Why are people in the Netherlands called "Dutch"?
Several of my posts are inspired by questions I have that I've gone to investigate and ensuing discovers I wanted to share. And this is certainly one of them.
I was trying to figure out which demonym (see below) to use for Carl Buijis, a Dutch man who re-popularized the term "cisgender" back in 1995. He was from the Netherlands and I couldn't recall how to refer to him.
Apparently, the word I was looking for was "Dutch". But, my next question was "Why? That doesn't sound at all like a derivative of "Dutch"
A demonym is any name derived from a place. The word “demonym” was coined by Paul Dickson, an editor at Merriam-Webster, in his 1997 book Labels for Locals. Californian, Frenchmen, New Yorker, and Swiss are all demonyms.
In some cases, the demonym preceded the place name. For example, Finland is the place where the Finns live, just as Germany is the place where the Germans live. The people came before the official government and place name. (Parts of what we call Germany was called Prussia until 1932.)
Now, what about the Dutch? There are three terms we need to define: Holland, the Netherlands, and Dutch. In Old English dutch simply meant “people or nation.” (This also explains why Germany is called Deutschland in German.) Over time, English-speaking people used the word Dutch to describe people from both the Netherlands and Germany. (At that point in time, in the early 1500s, the Netherlands and parts of Germany, along with Belgium and Luxembourg, were all part of the Holy Roman Empire.) Specifically the phrase “High Dutch” referred to people from the mountainous area of what is now southern Germany. “Low Dutch” referred to people from the flatlands in what is now the Netherlands. Within the Holy Roman Empire, the word “Netherlands” was used to describe people from the low-lying (nether) region (land). The term was so widely used that when they became a formal, separate country in 1815, they became the Kingdom of the Netherlands. The word “Holland” literally meant “wood-land” in Old English and originally referred to people from the northern region of the Netherlands. Over time, it came to apply to the entire country. Got all that?
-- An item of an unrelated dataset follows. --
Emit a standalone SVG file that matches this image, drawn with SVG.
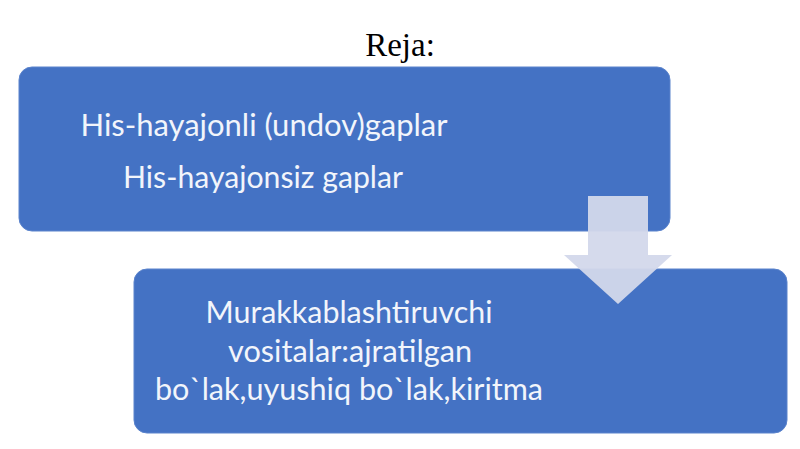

There are sections I've left out of this. If you want to read the whole article, you can check it out Here ^_^
https://www.quest.nl/artikel/waarom-heten-wij-the-dutch ( Short and simple. )
https://onzetaal.nl/taaladvies/dutch/ ( More indepth. )
'Dietsch betekende eigenlijk 'van het volk' (of, iets ruimer, 'volkstaal'); het is afgeleid van het Middelnederlandse woord diet, dat 'volk' of 'lieden' betekende.'
In short (and in English), Dutch comes from Dietsch, which came from diet, which meant 'people'.
'Dutch' is derived from Diets, which is what we used to call our language a long time ago. Nowadays it is 'Nederlands'. We call ourselves 'Nederlanders' (Netherlanders, you could say). The country is 'Nederland' which is part of 'het Koninkrijk der Nederlanden' (the Kingdom of the Netherlands)
Holland shou;dn't be used to refer to the entirety of the country, as the word only applies to two of the twelve provinces. In fact, it can be rather offensive to people to use 'Holland' to refer to the Netherlands.The same goes for calling a Dutch person who isn't from Holland a 'Hollander'. The degree to which people will be offended genrally depends per province, region and person, but it's not recommended to test it.
About 'Low Dutch' and 'High Dutch'. It's a bit confusing to me. High Dutch being used to refer to Southern Germany and Low Dutch to what is now the Netherlands? I don't know, it just doesn't fit. From what I know, it's actually High German that's used to refer to the language spoken in the mountainous South and Low German/Saxon for the flat North. This may also just be another incident of the whole Dutch/Duits/Deutsch confusion. Although, it could also be that they used the word 'Diets' for Dutch, German and Low Saxon, which could explain this confusing tidbit!